Whether informality is good or bad for inclusive growth overall depends on the type of informal employment. If some individuals or enterprises have high enough productivity levels then formalization is both realistic and would result in higher levels of inclusive growth. For other individuals, low skill-levels means that the only viable alternative to informality is unemployment or labor force exit; therefore, the very existence of informal work serves to increase the number of inclusive jobs and inclusive growth. Policy makers need to recognize these differences when designing policies to increase inclusive growth through formalization of work. Overall, imposing regulatory and institutional barriers to formalisation is not a good method to increase formal labour market participation. Increasing the costs of formalisation discourages informal enterprises from attempting to formalise their businesses.

Rather, larger and more profitable informal enterprises require policies aimed at decreasing barriers to formalisation, for example through increased access to basic services such as electricity and water, and easing of overly stringent regulatory requirements. This would increase inclusive growth via increased credit worthiness and credit access, increased productivity, higher wages, a larger tax base associated with the formal labour market, and social insurance coverage for formalized workers.
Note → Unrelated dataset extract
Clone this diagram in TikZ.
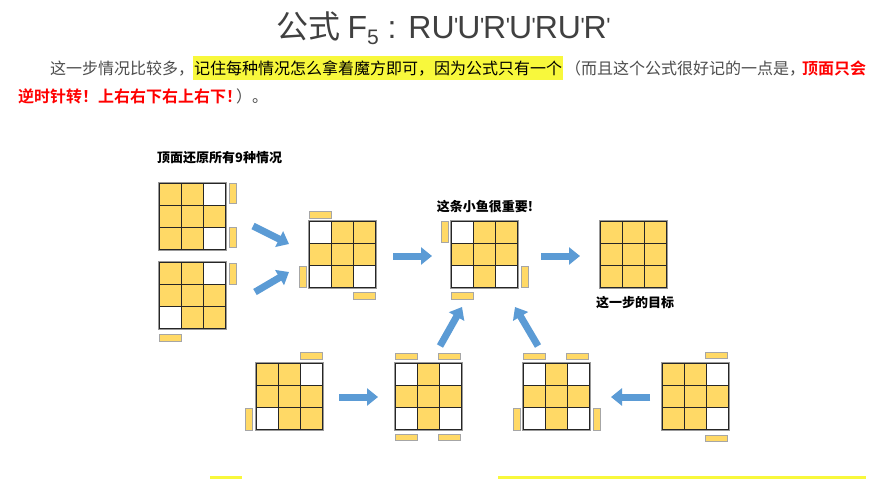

Moreover, those individuals who lack the productivity necessary to operate in the formal labour market - particularly women and youth – may need targeted interventions to help them transition to formal work. However, in many cases, the lack of employment opportunities in the formal economy is so pronounced that, even with the easing of these internal constraints, these individuals may still struggle to find formal employment. A possible exception to this is South Africa, where exceedingly high rates of unemployment are coupled with a pronounced skills shortage. Here, there is potential for both the unemployed and informally employed to enter the formal labour market through targeted skills and managerial training for these individuals.